** START SUPPLIED MATERIAL **
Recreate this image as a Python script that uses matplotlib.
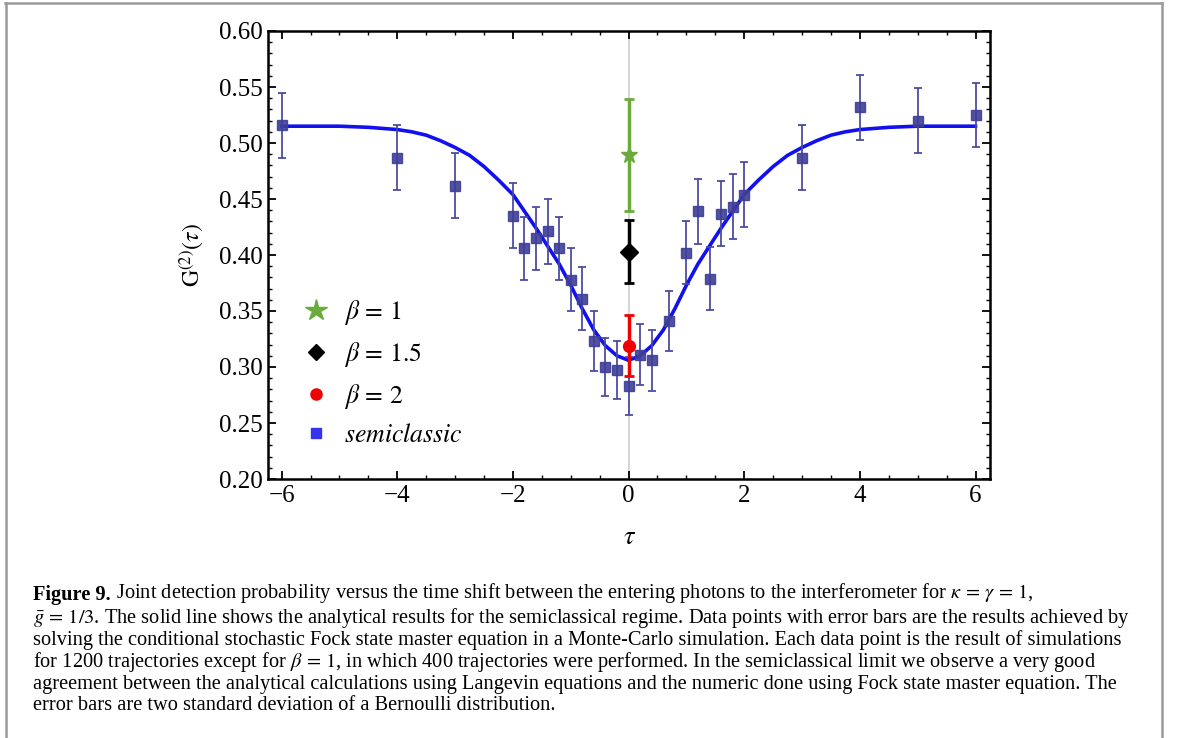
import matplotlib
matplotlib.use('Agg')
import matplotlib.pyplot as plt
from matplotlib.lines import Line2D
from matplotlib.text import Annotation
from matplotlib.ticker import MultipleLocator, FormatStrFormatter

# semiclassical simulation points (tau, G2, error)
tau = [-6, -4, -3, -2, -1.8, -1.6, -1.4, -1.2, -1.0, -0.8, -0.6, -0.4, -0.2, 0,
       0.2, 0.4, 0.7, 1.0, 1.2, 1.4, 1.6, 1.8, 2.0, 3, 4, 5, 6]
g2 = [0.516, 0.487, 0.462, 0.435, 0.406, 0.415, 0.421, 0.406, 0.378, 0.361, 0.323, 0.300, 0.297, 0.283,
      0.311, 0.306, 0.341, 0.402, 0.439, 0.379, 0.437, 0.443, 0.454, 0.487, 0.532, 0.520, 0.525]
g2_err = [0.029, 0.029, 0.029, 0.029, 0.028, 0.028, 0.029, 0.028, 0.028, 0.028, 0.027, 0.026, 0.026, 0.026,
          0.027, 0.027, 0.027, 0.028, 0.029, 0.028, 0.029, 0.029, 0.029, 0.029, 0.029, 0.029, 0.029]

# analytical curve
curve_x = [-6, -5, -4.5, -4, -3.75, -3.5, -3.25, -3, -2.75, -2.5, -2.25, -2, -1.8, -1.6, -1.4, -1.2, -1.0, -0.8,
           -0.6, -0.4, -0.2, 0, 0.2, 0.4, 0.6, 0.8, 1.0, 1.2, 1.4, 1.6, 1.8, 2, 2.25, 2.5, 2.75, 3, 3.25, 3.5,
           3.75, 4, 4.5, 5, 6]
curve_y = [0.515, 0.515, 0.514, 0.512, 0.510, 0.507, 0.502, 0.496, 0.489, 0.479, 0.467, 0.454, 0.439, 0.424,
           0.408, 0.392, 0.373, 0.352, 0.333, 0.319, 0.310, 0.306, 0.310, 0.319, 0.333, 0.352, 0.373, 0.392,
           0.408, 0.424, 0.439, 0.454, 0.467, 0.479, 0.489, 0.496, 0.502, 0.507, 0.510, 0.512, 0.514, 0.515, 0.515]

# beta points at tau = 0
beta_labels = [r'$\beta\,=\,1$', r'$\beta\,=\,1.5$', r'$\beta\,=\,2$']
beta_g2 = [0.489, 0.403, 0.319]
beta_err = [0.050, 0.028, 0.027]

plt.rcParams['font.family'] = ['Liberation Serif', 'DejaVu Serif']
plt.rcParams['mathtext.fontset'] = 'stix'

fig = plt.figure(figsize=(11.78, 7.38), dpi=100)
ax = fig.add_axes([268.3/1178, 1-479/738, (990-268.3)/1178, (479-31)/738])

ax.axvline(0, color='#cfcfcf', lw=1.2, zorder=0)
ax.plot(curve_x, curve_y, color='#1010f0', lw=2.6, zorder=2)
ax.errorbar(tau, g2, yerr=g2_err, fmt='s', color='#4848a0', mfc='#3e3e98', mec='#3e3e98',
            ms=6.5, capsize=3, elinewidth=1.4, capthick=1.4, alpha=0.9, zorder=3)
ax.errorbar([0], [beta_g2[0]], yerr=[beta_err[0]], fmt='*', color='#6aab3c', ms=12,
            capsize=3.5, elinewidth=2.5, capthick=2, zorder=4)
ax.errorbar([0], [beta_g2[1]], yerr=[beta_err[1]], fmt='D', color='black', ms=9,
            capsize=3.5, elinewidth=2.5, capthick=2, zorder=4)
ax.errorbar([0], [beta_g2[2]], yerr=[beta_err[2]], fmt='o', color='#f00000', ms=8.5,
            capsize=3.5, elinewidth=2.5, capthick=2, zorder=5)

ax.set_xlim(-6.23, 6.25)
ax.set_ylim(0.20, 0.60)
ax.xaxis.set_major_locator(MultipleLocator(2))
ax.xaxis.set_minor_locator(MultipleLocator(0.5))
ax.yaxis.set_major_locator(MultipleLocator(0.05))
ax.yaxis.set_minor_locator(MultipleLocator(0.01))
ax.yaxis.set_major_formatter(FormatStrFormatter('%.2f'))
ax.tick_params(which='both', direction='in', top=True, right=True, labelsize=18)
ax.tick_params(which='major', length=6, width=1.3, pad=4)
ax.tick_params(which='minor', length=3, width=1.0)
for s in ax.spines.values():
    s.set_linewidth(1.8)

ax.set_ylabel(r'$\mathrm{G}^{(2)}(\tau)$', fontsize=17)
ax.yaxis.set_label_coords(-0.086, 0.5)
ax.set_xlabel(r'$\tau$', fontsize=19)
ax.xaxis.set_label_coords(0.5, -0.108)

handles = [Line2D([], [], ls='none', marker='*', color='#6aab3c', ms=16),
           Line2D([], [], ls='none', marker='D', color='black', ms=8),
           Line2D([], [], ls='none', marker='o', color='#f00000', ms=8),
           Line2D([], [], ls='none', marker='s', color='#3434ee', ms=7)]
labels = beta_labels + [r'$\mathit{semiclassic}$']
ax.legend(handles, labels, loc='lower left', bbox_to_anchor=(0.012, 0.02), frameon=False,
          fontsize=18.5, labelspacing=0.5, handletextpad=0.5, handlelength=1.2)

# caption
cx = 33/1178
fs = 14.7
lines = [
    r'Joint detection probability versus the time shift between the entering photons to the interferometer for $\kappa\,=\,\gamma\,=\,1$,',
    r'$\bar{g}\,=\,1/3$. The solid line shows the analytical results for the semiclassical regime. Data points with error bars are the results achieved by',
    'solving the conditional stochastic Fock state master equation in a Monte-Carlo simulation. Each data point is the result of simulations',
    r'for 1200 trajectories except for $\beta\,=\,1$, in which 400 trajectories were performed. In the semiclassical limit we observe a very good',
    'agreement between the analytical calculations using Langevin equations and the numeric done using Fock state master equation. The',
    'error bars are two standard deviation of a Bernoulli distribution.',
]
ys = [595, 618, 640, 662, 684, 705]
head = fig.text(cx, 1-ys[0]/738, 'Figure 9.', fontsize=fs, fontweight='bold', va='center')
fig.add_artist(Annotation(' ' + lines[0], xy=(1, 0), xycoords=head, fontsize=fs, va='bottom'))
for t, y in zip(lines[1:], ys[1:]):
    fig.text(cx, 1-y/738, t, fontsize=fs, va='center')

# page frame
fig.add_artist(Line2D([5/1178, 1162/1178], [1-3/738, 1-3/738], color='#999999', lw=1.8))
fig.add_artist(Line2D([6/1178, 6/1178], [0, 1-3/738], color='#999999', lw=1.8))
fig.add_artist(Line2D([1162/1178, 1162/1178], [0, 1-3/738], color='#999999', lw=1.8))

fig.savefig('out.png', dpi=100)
** END SUPPLIED MATERIAL **
» TASK STATEMENT:
Every line from the start of the listing above through the line with "from matplotlib.ticker import" should be repeated exactly; skip the pictures and add nothing else.

» EXERCISE RESPONSE:
Recreate this image as a Python script that uses matplotlib.
import matplotlib
matplotlib.use('Agg')
import matplotlib.pyplot as plt
from matplotlib.lines import Line2D
from matplotlib.text import Annotation
from matplotlib.ticker import MultipleLocator, FormatStrFormatter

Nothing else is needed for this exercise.